In the seeding process, a panel of consumers around the country receives any items mailed to data owned by a client of the service, while email addresses are relayed to inboxes at DQM Group and its call centre takes any telemarketing contact. “Seeding highlights what is happening to the data. We may get a phone call from companies trying to sell utilities or PPI when we know it has not been licenced for that purpose,” says Andrews.
Change data is central to much outbound marketing - picking up on house or business moves or any indicators that are typical triggers of switching and buying. Marketers may claim they have sourced these indicators from the public domain, but permissions can not be sourced in this way. Nor can many other variables which a data owner might licence as an enhancement, but not for direct targeting.
The key to DQM Group’s approach is how it creates seeds. “We generate unique names for each set of client data using a proprietary algorithm which substitutes vowels and consonants in real names and addresses. Each client has unique seeds which are never generated twice,” explains Andrews. The company has registered domain names for which it creates email addresses and unique landline numbers, too. All seeds look like genuine records, rather than being obvious phonies to avoid any manual deletion by users.
When a seed is called, operators in the call centre give simple replies and never enhance or validate the data being used, to avoid any claim of proprietary research as a defence. While the vast majority of contacts are within agreed terms and conditions, it is not unusual for a user to exceed frequency rules or include a channel in the mix which has not been paid for. In one case, a seed name was emailed over 500 times by a company selling flights.
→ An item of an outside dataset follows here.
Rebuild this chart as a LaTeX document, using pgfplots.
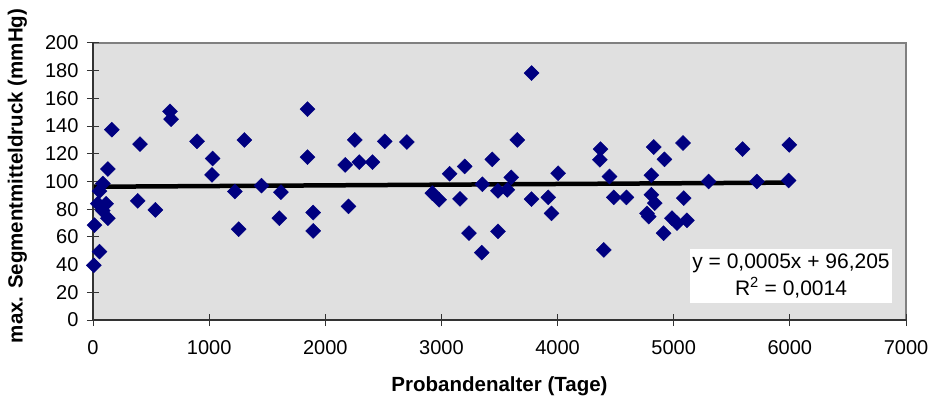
\documentclass[border=0pt]{standalone}
\usepackage{pgfplots}
\pgfplotsset{compat=1.18}
\usepackage{fontspec}
\setmainfont{Liberation Sans}
\definecolor{navymark}{RGB}{0,0,128}
\definecolor{plotbg}{RGB}{224,224,224}
\definecolor{frame}{RGB}{128,128,128}

\pgfplotstableread{
x y
7 39.5
13 68.5
56 49.4
41 84
56 93
85 98.5
113 84
84 79
128 73.5
128 109
162 137.4
385 86
405 127
537 79.5
663 150.6
672 145
896 129
1025 104.8
1030 116.6
1222 92.8
1254 65.6
1303 130
1451 97
1604 73.5
1618 92.3
1847 152.3
1847 117.6
1896 77.6
1896 64.3
2171 112
2200 82
2254 130
2292 114
2406 114
2512 129
2702 128.5
2922 91.6
2980 86.8
3071 105.6
3160 87.5
3200 110.9
3237 62.7
3347 48.7
3352 98
3438 116
3487 93.3
3487 64
3567 94
3601 103
3653 130
3776 178.3
3776 87.3
3920 88.5
3948 77
4005 106
4364 115.7
4370 123.4
4398 50.6
4447 103.6
4484 88.5
4593 88.5
4770 77
4785 74.7
4808 104.5
4808 90.4
4828 124.9
4837 84.4
4913 62.7
4920 116
4985 73.5
5028 70
5080 127.8
5086 88
5114 72
5300 100
5593 123.4
5716 100
5989 100.7
5995 126.5
}\druckdaten

\begin{document}
\begin{tikzpicture}
\useasboundingbox (0,0) rectangle (931pt,402pt);
\begin{axis}[
  at={(93pt,82pt)}, anchor=south west,
  scale only axis,
  width=813pt, height=277pt,
  xmin=0, xmax=7000, ymin=0, ymax=200,
  xtick={0,1000,...,7000},
  ytick={0,20,...,200},
  axis lines=left,
  axis line style={black!80, line width=1.2pt, -},
  axis background/.style={fill=plotbg, draw=frame, line width=1.5pt},
  tick align=center,
  major tick length=12pt,
  tick style={black!80, line width=1pt},
  /pgf/number format/1000 sep={},
  /pgf/number format/assume math mode=true,
  tick label style={font=\fontsize{20}{24}\selectfont},
  xticklabel style={yshift=-11pt},
  yticklabel style={xshift=-5pt},
  label style={font=\fontsize{20.5}{24}\selectfont\bfseries},
  xlabel={Probandenalter (Tage)},
  ylabel={max. Segmentmitteldruck (mmHg)},
  xlabel style={at={(axis description cs:0.5,-0.24)}, anchor=center},
  ylabel style={at={(axis description cs:-0.093,0.52)}, anchor=center},
  clip=false,
]
\addplot[only marks, mark=square*, mark size=5.3pt,
  mark options={rotate=45, fill=navymark, draw=navymark}]
  table[x=x, y=y] {\druckdaten};
% linear trend: y = 0.0005x + 96.205
\addplot[black, line width=4.5pt, no marks] coordinates {(7,96.21) (5995,99.20)};
\node[fill=white, align=center, inner xsep=2pt, inner ysep=5pt,
  font=\fontsize{21}{27}\selectfont] at (axis cs:6010,31.8)
  {y = 0,0005x + 96,205\\R\textsuperscript{2} = 0,0014};
\end{axis}
\end{tikzpicture}
\end{document}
“A lot of the time, the misuser’s argument is that the data is from their own CRM system or that they verified the record for that purpose. We can show that these records are not a legal entity - they are not a real person - so that is not possible,” says Andrews.
That gives the seeds a robustness which supports the legal framework and enforcement proposed by Birketts. It also allows seeding to be applied to new purposes in the digital marketing world, such as to track that leads from comparison websites are being used within the terms paid for, which might be for a one-time email follow-up only, for example. Says Andrews: “More and more organisations are looking are creative ways of using seeds to protect their data and check whether it is being abused in any way.”
Having proof of when illegitimate activity has taken place is essential to protect data owners’ revenue streams. That is where seeding plays a critical role and, as the man said, tell that to judge.